Dari acara ini kita inginkan adalah agar membangun kesadaran agar mempunyai kepedulian terhadap anak-anaknya karena hampir 85 persen orang tua tidak tahu apa yang diakses anak, karena memang seperti itu kenyataannya. Maka orang tua dituntut lebih perhatian lagi apa yang diakses , karena akan berpengaruh pada kepribadian yang.
Kita terakhir dari 30 anak yang terbaca algoritmanya bahwa mereka terjebak pada pornografi, pelecehan seksual hingga korban bukying yang mana butuh validitas. Selain itu juga faktor kesepian hingga perceraian juga menjadi penyebabnya.
“Dari temuan kami terhadap 30 anak, algoritma sudah terbaca bahwa mereka terjebak pada pornografi, disorientasi seksual, hingga kelompok-kelompok radikal,” ujarnya.
Selain kepedulian kita juga harus membangun komunikasi seperti menyediakan curhatkiga orang tua bisa mberikan solusi jitu bagi anak. Keluarga yang harmonis dan utuh jug komponen Masyarakat, sekolah dan konseling termasuk lingkungannya penting untuk menangkal radikalisme di era digital.
“Kebutuhan dasar anak adalah perhatian, pengakuan, dan validasi.

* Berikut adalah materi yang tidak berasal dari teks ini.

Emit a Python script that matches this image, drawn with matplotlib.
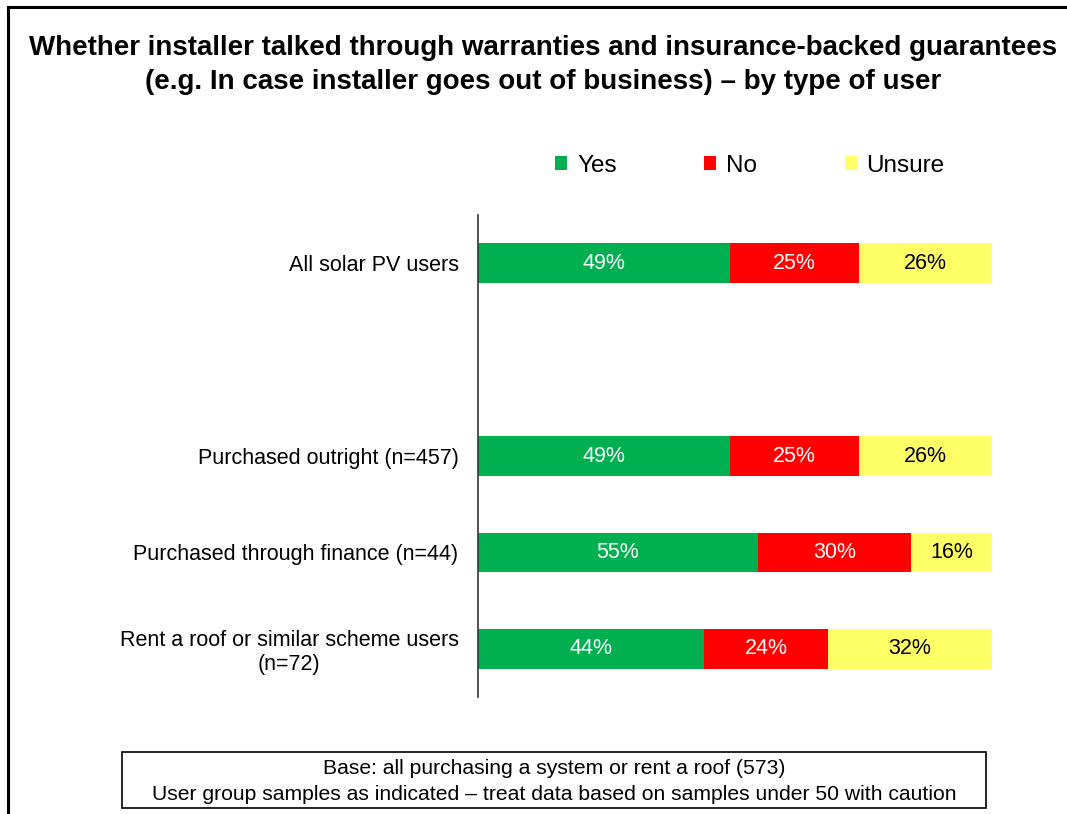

Kalau hubungan ini terbangun, anak tidak akan mencari pelarian di ruang digital yang berisiko,” ucapnya.
Kita juga meminta kepada Komdigo agar lebih selektif membatasi dan verifikasi situs sehingga bisa tahu apa yang penting untuk anak.
“Literasi digital harus diperkuat. Pemerintah bersama para pemangku kepentingan, termasuk Kominfo dan BNPT, perlu terus hadir di ruang digital dan ruang publik untuk mengedukasi masyarakat,” tutup Sofian.